▶ _Objective_
Leave out the pictures and transcribe everything else exactly.

=== Given material ===

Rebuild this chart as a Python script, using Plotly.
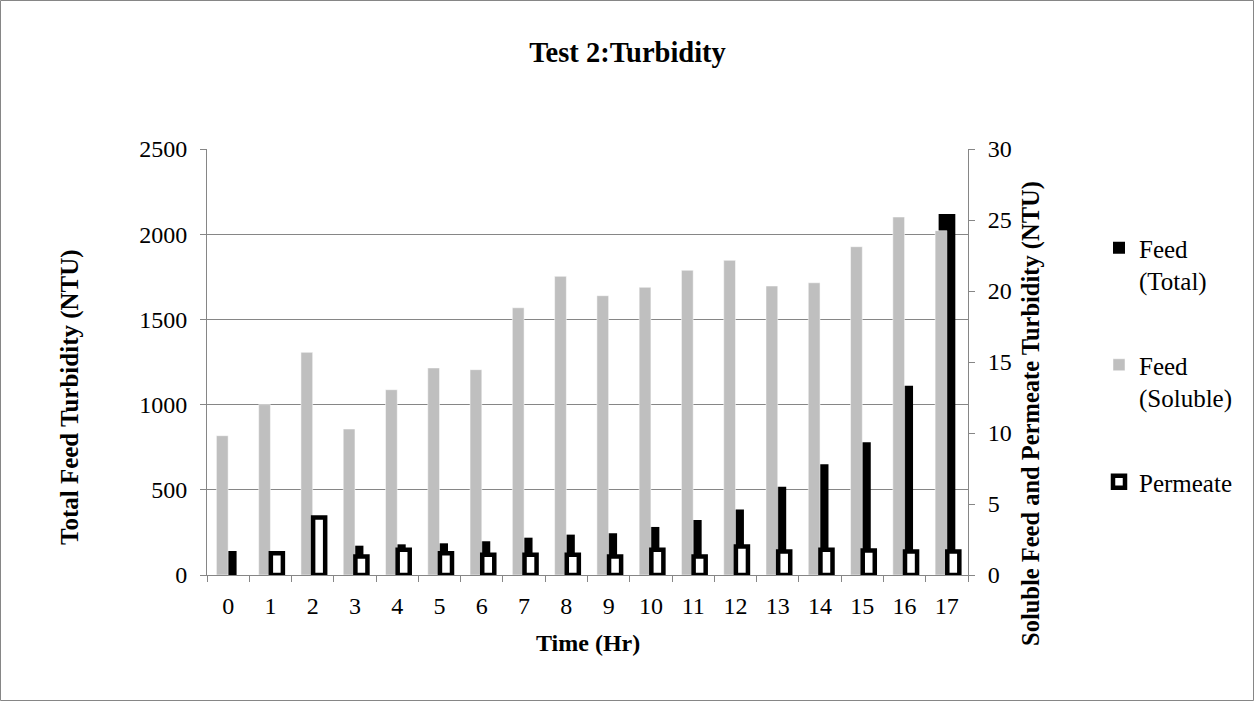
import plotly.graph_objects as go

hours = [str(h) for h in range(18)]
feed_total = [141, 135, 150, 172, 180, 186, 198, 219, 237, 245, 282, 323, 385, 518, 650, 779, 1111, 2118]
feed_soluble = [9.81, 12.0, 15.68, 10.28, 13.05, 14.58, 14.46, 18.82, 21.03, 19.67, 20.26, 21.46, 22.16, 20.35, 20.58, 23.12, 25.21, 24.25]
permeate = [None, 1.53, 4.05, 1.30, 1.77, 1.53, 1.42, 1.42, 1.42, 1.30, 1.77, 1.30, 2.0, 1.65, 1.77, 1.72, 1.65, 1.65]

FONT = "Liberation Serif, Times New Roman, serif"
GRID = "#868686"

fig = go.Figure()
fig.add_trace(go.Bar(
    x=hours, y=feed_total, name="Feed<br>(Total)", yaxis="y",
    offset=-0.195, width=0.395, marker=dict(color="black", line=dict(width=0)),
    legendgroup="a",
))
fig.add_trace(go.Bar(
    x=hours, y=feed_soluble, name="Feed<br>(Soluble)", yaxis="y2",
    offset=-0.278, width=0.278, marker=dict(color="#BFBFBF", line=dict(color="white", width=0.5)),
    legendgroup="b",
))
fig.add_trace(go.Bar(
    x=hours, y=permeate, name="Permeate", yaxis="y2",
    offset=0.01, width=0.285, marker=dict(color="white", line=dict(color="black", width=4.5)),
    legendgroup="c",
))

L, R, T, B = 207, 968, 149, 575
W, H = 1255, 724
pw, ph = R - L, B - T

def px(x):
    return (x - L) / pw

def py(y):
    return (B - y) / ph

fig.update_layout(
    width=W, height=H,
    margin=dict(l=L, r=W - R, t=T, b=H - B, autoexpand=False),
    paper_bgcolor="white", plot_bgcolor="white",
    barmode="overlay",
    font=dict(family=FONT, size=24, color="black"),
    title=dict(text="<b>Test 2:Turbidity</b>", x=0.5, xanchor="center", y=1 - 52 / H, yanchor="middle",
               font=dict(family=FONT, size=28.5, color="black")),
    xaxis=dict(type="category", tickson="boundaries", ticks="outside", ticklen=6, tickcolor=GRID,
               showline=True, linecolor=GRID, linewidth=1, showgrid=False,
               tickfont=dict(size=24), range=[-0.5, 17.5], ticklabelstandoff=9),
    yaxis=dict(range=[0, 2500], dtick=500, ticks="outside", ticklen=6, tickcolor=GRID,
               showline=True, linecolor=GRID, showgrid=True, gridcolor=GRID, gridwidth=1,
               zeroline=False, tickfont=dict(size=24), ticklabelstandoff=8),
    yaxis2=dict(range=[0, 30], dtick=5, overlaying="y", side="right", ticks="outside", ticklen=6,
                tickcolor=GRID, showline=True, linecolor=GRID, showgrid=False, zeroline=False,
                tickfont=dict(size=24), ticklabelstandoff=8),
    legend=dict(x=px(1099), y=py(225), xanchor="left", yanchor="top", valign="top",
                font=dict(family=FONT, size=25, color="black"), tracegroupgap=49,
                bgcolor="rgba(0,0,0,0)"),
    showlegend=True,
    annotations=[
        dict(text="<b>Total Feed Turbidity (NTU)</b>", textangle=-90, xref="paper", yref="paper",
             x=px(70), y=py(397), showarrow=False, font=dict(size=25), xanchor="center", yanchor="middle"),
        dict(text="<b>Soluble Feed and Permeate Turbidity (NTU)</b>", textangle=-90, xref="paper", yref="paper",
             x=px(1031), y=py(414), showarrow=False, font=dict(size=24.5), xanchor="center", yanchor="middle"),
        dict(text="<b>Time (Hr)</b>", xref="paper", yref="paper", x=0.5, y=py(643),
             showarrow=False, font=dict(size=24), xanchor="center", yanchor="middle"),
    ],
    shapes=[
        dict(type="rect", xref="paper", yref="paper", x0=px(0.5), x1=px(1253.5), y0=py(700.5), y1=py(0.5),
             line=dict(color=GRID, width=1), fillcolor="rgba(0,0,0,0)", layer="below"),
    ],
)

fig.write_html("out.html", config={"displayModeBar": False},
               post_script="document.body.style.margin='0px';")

===

▶ _Finished answer_
Rebuild this chart as a Python script, using Plotly.
import plotly.graph_objects as go

hours = [str(h) for h in range(18)]
feed_total = [141, 135, 150, 172, 180, 186, 198, 219, 237, 245, 282, 323, 385, 518, 650, 779, 1111, 2118]
feed_soluble = [9.81, 12.0, 15.68, 10.28, 13.05, 14.58, 14.46, 18.82, 21.03, 19.67, 20.26, 21.46, 22.16, 20.35, 20.58, 23.12, 25.21, 24.25]
permeate = [None, 1.53, 4.05, 1.30, 1.77, 1.53, 1.42, 1.42, 1.42, 1.30, 1.77, 1.30, 2.0, 1.65, 1.77, 1.72, 1.65, 1.65]

FONT = "Liberation Serif, Times New Roman, serif"
GRID = "#868686"

fig = go.Figure()
fig.add_trace(go.Bar(
    x=hours, y=feed_total, name="Feed<br>(Total)", yaxis="y",
    offset=-0.195, width=0.395, marker=dict(color="black", line=dict(width=0)),
    legendgroup="a",
))
fig.add_trace(go.Bar(
    x=hours, y=feed_soluble, name="Feed<br>(Soluble)", yaxis="y2",
    offset=-0.278, width=0.278, marker=dict(color="#BFBFBF", line=dict(color="white", width=0.5)),
    legendgroup="b",
))
fig.add_trace(go.Bar(
    x=hours, y=permeate, name="Permeate", yaxis="y2",
    offset=0.01, width=0.285, marker=dict(color="white", line=dict(color="black", width=4.5)),
    legendgroup="c",
))

L, R, T, B = 207, 968, 149, 575
W, H = 1255, 724
pw, ph = R - L, B - T

def px(x):
    return (x - L) / pw

def py(y):
    return (B - y) / ph

fig.update_layout(
    width=W, height=H,
    margin=dict(l=L, r=W - R, t=T, b=H - B, autoexpand=False),
    paper_bgcolor="white", plot_bgcolor="white",
    barmode="overlay",
    font=dict(family=FONT, size=24, color="black"),
    title=dict(text="<b>Test 2:Turbidity</b>", x=0.5, xanchor="center", y=1 - 52 / H, yanchor="middle",
               font=dict(family=FONT, size=28.5, color="black")),
    xaxis=dict(type="category", tickson="boundaries", ticks="outside", ticklen=6, tickcolor=GRID,
               showline=True, linecolor=GRID, linewidth=1, showgrid=False,
               tickfont=dict(size=24), range=[-0.5, 17.5], ticklabelstandoff=9),
    yaxis=dict(range=[0, 2500], dtick=500, ticks="outside", ticklen=6, tickcolor=GRID,
               showline=True, linecolor=GRID, showgrid=True, gridcolor=GRID, gridwidth=1,
               zeroline=False, tickfont=dict(size=24), ticklabelstandoff=8),
    yaxis2=dict(range=[0, 30], dtick=5, overlaying="y", side="right", ticks="outside", ticklen=6,
                tickcolor=GRID, showline=True, linecolor=GRID, showgrid=False, zeroline=False,
                tickfont=dict(size=24), ticklabelstandoff=8),
    legend=dict(x=px(1099), y=py(225), xanchor="left", yanchor="top", valign="top",
                font=dict(family=FONT, size=25, color="black"), tracegroupgap=49,
                bgcolor="rgba(0,0,0,0)"),
    showlegend=True,
    annotations=[
        dict(text="<b>Total Feed Turbidity (NTU)</b>", textangle=-90, xref="paper", yref="paper",
             x=px(70), y=py(397), showarrow=False, font=dict(size=25), xanchor="center", yanchor="middle"),
        dict(text="<b>Soluble Feed and Permeate Turbidity (NTU)</b>", textangle=-90, xref="paper", yref="paper",
             x=px(1031), y=py(414), showarrow=False, font=dict(size=24.5), xanchor="center", yanchor="middle"),
        dict(text="<b>Time (Hr)</b>", xref="paper", yref="paper", x=0.5, y=py(643),
             showarrow=False, font=dict(size=24), xanchor="center", yanchor="middle"),
    ],
    shapes=[
        dict(type="rect", xref="paper", yref="paper", x0=px(0.5), x1=px(1253.5), y0=py(700.5), y1=py(0.5),
             line=dict(color=GRID, width=1), fillcolor="rgba(0,0,0,0)", layer="below"),
    ],
)

fig.write_html("out.html", config={"displayModeBar": False},
               post_script="document.body.style.margin='0px';")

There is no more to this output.